Individually, Marvel television is phenomenal. Collectively, Marvel television underwhelms, and their arch-nemesis DC reigns supreme.
There was an excellence and elegance in Daredevil and Jessica Jones, the Netflix-exclusive offerings that expand the Marvel movie universe. But these shows exist on an island, part of a universe that prohibits interaction. Marvel TV has given up a crucial ingredient that, in a bitter twist, makes Marvel movies and DC TV all the more exciting: Character interactions.
Neither Arrow nor The Flash are within a breath’s distance of what can be called “prestige TV.” Which is fine, not all entertainment has to provoke. But there’s an excitement to seeing the annual two-part crossovers, one-offs like “Haunted” with John Constantine, or the introductions of new heroes like Atom or (eventually) Mr. Terrific. None of these are game-changing, they’re just juicy good times that leave the imagination a little wider.
And they’re good times because of the tiny, dynamic moments. Constantine flirting with Team Arrow’s women and Diggle’s shock at The Flash in last year’s crossover is still one of the damn funniest moments I still laugh about.
The recent “Heroes Join Forces” two-parter aired this week and presented tons of great character moments, both funny and serious. Felicity and Barry catching up as ex-lovers, Thea commenting on Cisco’s hair, and Oliver’s legitimate anger to Barry for dragging them into a danger they’re not equipped for painted this crossover between with a deep spectrum of fun and tension.
And we’re about to get way more fun and tension in Legends of Tomorrow.
People who don’t “get” superhero movies often fail to realize why fans care about these movies in the first place: Seeing characters they love interact. It isn’t action, which is actually the worst thing about superhero movies. Ask Jackie Chan. (“‘Cut!’ Cartoon, cartoon, cartoon…”) Matt Murdock and Jessica Jones are ruined, broken, and compelling individuals, and barring contractual agreements, Iron Man or Agent May appearing in their shows wouldn’t help in the slightest.
We’ve had heaping doses of the Marvel superheroes interact, any time they’re having fun have been some of the best scenes in any of the movies. The most buzzed-about scene at last year’s San Diego Comic-Con that previewed Avengers: Age of Ultron wasn’t the action and chaos. It was the party scene.
Characters interacting is what makes the Marvel movies great and their TV efforts, when seen as a whole, underwhelming, and even disconnected. Because of the divide, it’s difficult to fathom Jessica Jones happening in the same world of Agents of S.H.I.E.L.D. and Agent Carter, but Arrow and The Flash feel like one whole (and Supergirl, whenever that may be.). That wholeness matters, and it makes watching every little thing the more worthwhile.

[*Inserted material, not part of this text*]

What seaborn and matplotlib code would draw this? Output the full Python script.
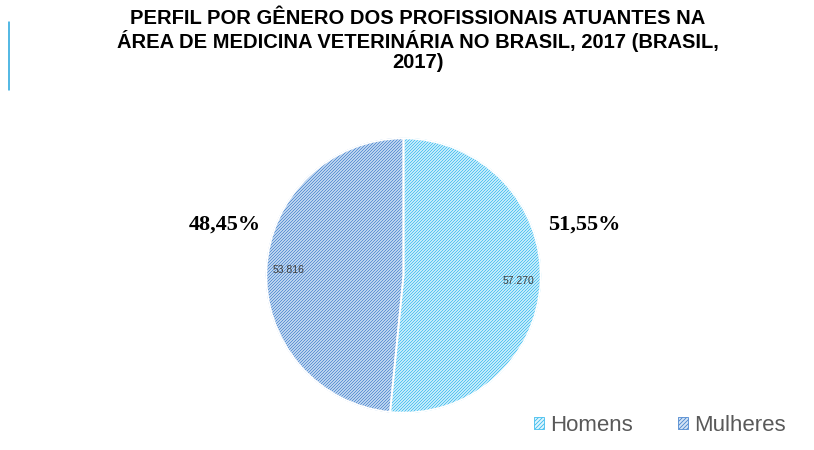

Of course there will be Defenders, the crossover series that will bring them together with Luke Cage and Iron Fist (?) into one squad. But until that day, DC has fulfilled that appetite with their spectacular Arrowverse. Until we see Jessica Jones rolling her eyes at Murdock, or Foggy Nelson futilely stand against Luke Cage, DC is the true hero of superhero TV.
Perhaps above all, the numbers don’t lie: This week’s Agents of S.H.I.E.L.D. tied with its season low in the ratings, while the Arrow and The Flash crossover concluded with record-high of the season, attracting almost 4 million viewers according to this morning’s press release.